Monday 16 July 2012

Our Last Day in Morioka











Compared with the disastrous rains and torrential flooding in Kyushu Province, which we originally were going to travel through for two weeks on this trip, before we decided that we didn't have enough time to cover so much of Japan in the six weeks we'd allotted, another day of rain here in Morioka is nothing much to complain about.  There, in Kyushu, twenty people have lost their lives, more than a quarter million have been evacuated, and there have been helicopter food drops to whole communities isolated by the floods, with rain that has been falling at the rate of more than three and a half inches per hour (that's rain so intense that it compares to being under a waterfall; it's literally impossible to see in front of you!).

Yes, compared to that, today was just a very humid day, alternating with rain - over the time that we've been here, the rain has caused the three rivers running through Morioka to race under their bridges very swiftly, and to rise very high up their banks...but they haven't overflowed those banks, and the town has continued, business as usual, these past three days.  Not quite business as usual, actually, because today is a national holiday in Japan, called "Marine Day," which is traditionally celebrated by people taking the weekend off and going to the beach - not likely this year, since the only part of Japan where it is not raining is all the way south, in Okinawa - but many businesses are closed today, regardless of the weather.

Communications Minister Shozo Murata designated the third Monday in July as a holiday in 1942 to commemorate the Meiji Emperor and his 1876 voyage in the Meiji-Maru, an iron steamship constructed in England in 1874. The voyage included a trip around the Ou district, embarking on a lighthouse boat in Aomori, and a brief stop in Hakodate before returning to Yokohama on July 20 of that year. "Marine Day" was declared a national holiday in 1995 as a day of gratitude for the blessings of the oceans and to hope for the economic prosperity of maritime Japan.
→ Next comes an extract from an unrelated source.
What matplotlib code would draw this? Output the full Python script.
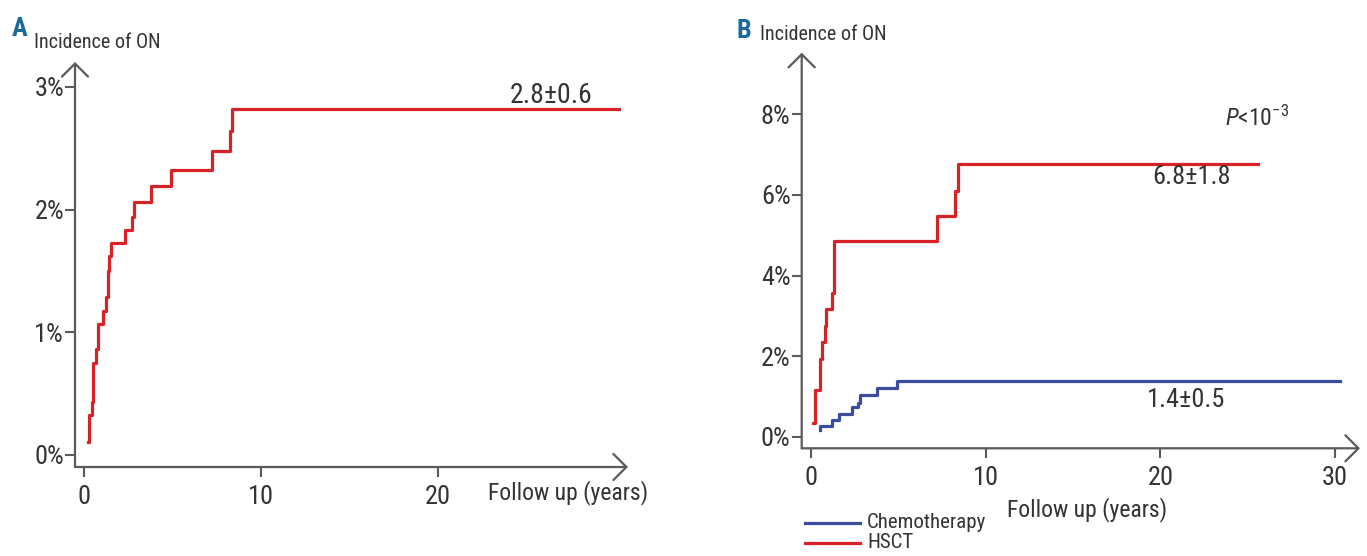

A national holiday that began to commemorate a steamship voyage by the emperor...even more so, on a boat not even built in Japan!  And there's no commercialism (that I could see, anyway) connected to this holiday...at most, it's a reason for people to take off and go the beach, while reminding them to be grateful for the many gifts the oceans have given Japan.  No greeting cards, no presents exchanged, no extended store hours to allow for special one-day-only sales...just a day off...

Since Tali and I have started to recover quickly from the flu-like symptoms we've had while here in Morioka, we were feeling well enough by late this morning to head out to cover a few of the walks suggested on the TIC map of Morioka that we picked up when we arrived.  As we walked around town, I was struck by the sheer number of monuments, museums, plaques and special displays devoted to one native son of Morioka, author Kenji Miyazawa.

Miyazawa san was born in 1896, and suffering from pleurisy for many years, lived only until he was 37, until 1933.  He was a poet and author of children's books, but he had a full, expansive life, a life far greater than his lack of commercial success during his lifetime would indicate - he was a social activist, a vegetarian, a Buddhist who sat Zazen at Hoonji Temple (which we visited yesterday), a high school teacher of agricultural science who believed so strongly in his art, and in helping the poor farmers of Iwate Province to improve their lot, that he turned down his father's offer to join the family pawnshop business, thus forfeiting a substantial inheritance to his younger brother.

Miyazawa saved some of his meager teacher's salary to self-publish the only book of his work that was released during his lifetime, which did not meet with any commercial success.  In the 79 years since his death, however, the world has caught on to his genius...he has been widely published internationally, his children's works have been made into two anime films, and there are memorials to him all over Morioka.

I was so moved by the little I've managed to learn today about Kenji Miyazawa.  The life of an artist can be so much more than the sum of his commercial successes...it can lie in making life itself into art, not commerce, to express devotion in daily activities, to take the long view of what we are doing here, in this world of illusions. Miyazawa san has managed in his way to serve as a reminder of what is possible to accomplish regardless of circumstances.